----- Records to use

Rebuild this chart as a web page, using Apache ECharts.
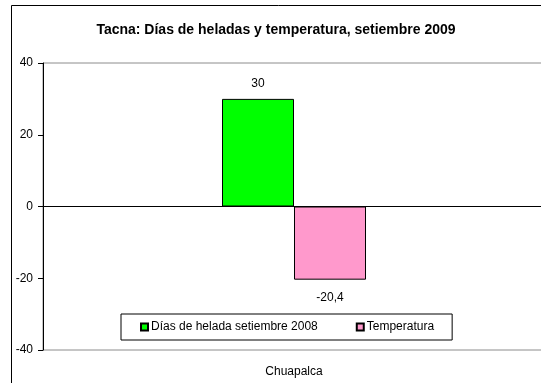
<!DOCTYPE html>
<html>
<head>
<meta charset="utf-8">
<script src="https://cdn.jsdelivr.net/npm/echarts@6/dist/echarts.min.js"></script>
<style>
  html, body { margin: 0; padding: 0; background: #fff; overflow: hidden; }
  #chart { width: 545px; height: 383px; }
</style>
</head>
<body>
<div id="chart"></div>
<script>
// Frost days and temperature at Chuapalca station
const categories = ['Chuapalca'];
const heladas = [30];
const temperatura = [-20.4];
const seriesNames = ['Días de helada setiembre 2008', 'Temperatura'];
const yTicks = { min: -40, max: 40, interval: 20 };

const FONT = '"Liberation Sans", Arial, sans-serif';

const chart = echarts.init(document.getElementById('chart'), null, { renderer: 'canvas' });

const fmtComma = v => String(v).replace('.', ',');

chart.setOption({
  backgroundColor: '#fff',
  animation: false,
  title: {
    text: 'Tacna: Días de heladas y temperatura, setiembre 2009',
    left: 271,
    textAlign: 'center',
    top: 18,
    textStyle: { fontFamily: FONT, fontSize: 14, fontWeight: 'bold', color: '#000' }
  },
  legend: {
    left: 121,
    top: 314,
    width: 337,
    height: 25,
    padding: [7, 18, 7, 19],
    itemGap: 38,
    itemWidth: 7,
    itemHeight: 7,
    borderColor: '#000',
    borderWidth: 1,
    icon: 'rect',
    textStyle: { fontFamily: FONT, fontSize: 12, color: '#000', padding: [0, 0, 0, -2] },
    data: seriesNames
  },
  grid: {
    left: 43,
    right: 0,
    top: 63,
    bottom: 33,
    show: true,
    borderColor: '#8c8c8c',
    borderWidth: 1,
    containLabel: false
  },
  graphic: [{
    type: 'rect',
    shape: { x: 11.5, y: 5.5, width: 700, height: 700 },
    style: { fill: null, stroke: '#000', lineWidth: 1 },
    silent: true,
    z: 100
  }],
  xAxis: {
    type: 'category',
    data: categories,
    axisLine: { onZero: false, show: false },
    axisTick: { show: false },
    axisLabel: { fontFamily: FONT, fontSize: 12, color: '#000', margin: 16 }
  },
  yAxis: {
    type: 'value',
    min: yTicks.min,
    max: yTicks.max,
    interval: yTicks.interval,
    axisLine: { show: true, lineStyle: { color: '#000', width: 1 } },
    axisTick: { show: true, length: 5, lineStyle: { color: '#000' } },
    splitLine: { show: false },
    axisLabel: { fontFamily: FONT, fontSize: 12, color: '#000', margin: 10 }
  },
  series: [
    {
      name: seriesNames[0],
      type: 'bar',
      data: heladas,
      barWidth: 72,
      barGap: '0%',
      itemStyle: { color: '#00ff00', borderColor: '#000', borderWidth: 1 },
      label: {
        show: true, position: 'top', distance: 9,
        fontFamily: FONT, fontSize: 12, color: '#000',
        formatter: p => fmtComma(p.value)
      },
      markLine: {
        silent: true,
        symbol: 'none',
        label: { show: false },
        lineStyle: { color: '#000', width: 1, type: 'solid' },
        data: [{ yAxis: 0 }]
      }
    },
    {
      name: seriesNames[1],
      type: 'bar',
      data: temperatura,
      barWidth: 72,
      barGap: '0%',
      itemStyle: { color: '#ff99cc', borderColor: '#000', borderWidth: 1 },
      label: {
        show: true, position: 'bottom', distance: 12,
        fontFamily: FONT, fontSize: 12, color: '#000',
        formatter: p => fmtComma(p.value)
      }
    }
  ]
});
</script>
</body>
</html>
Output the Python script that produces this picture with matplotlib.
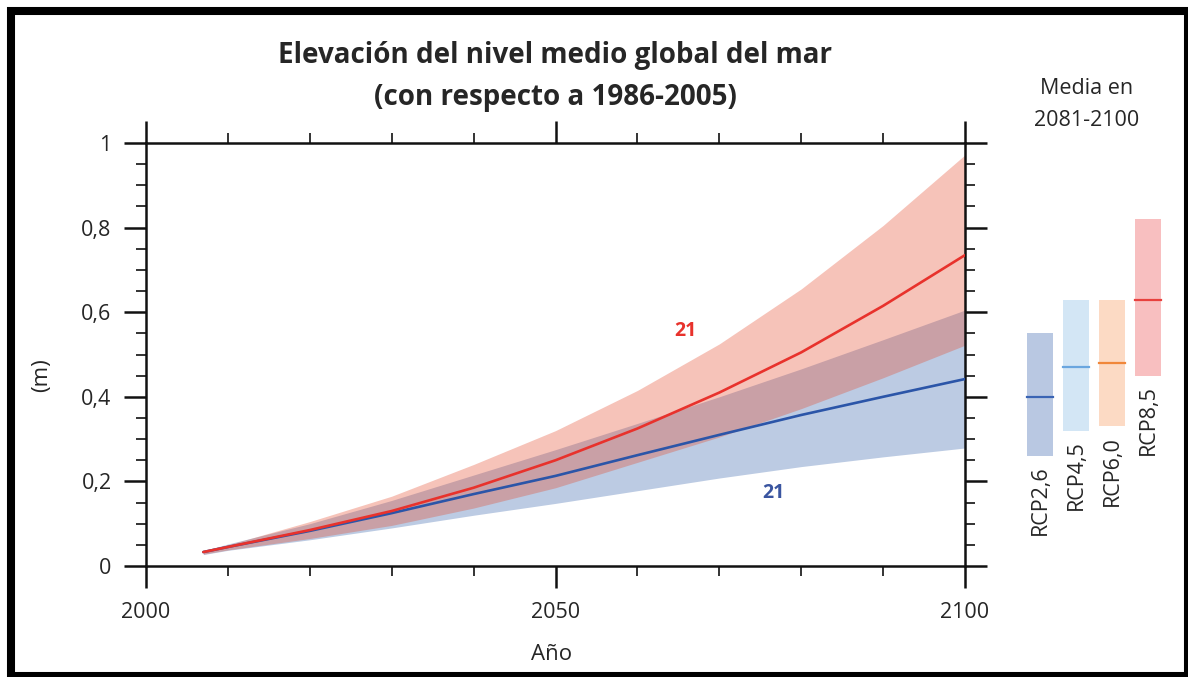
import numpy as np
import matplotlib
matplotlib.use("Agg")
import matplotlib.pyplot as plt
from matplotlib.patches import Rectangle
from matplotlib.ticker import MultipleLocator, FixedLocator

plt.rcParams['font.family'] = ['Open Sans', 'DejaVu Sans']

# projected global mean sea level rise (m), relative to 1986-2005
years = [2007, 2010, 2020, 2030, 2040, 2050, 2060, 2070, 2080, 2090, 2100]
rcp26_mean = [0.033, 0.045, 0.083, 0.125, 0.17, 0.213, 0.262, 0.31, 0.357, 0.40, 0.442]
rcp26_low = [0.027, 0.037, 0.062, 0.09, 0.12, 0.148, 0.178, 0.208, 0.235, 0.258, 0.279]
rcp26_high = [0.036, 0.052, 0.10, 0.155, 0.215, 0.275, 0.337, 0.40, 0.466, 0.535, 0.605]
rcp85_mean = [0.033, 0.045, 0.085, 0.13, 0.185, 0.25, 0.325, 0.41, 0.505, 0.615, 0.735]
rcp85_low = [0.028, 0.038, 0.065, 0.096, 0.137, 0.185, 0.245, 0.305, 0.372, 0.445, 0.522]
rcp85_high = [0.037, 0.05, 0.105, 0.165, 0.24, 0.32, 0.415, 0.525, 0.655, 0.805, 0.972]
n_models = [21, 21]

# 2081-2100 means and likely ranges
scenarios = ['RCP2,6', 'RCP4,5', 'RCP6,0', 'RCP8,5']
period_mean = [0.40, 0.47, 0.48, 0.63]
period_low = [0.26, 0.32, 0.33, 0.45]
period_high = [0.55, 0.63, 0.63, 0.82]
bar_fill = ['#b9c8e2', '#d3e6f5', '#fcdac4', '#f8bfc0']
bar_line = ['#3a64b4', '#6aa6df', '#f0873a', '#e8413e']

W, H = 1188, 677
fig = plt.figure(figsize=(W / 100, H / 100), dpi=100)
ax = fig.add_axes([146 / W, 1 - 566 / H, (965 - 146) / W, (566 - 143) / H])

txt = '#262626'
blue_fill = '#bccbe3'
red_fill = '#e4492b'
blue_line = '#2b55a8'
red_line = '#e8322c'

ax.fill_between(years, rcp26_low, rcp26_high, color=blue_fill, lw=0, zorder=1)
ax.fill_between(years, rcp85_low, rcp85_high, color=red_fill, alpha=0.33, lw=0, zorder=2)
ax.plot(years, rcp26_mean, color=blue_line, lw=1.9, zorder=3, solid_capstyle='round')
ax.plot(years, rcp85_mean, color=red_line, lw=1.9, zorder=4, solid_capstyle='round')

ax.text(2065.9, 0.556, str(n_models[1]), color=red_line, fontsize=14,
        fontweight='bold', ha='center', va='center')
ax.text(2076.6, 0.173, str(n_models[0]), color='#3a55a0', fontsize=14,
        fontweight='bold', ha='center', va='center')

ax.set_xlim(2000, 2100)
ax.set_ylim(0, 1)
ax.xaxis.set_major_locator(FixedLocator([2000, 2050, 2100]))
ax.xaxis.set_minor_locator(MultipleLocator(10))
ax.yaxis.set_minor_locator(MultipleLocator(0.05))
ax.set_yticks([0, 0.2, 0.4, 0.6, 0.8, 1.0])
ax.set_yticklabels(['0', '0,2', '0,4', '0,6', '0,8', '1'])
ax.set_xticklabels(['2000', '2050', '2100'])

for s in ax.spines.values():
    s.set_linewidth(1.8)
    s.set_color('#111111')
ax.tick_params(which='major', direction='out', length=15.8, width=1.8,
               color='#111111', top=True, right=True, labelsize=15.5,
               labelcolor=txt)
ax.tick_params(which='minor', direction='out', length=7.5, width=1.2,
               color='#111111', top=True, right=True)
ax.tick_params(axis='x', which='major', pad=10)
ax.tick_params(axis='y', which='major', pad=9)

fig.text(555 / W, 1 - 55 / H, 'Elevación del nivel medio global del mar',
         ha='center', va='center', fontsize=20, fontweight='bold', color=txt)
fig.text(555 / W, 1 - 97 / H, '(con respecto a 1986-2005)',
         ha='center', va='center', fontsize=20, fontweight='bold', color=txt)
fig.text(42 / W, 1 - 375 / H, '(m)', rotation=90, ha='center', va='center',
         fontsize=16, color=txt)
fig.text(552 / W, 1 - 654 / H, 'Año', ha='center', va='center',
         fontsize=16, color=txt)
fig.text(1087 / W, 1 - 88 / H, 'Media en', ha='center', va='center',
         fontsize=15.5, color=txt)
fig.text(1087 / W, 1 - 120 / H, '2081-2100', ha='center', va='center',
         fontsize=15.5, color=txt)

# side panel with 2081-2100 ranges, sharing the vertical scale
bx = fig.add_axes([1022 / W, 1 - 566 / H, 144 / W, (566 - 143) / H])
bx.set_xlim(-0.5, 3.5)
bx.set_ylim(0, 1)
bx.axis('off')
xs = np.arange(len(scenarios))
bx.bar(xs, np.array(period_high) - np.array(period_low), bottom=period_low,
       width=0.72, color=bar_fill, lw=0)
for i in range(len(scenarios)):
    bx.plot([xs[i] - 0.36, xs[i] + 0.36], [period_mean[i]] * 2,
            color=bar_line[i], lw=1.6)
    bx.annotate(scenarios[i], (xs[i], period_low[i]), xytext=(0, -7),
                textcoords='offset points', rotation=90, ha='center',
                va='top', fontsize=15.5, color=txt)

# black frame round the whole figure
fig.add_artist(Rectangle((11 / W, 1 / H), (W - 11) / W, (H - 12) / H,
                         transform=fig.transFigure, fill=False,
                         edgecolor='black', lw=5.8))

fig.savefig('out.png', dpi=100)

----------

(What the task requires):
What is the number of lines in the records above that include the word "matplotlib"? Reply with that number and nothing more.

(Answer to the problem):
6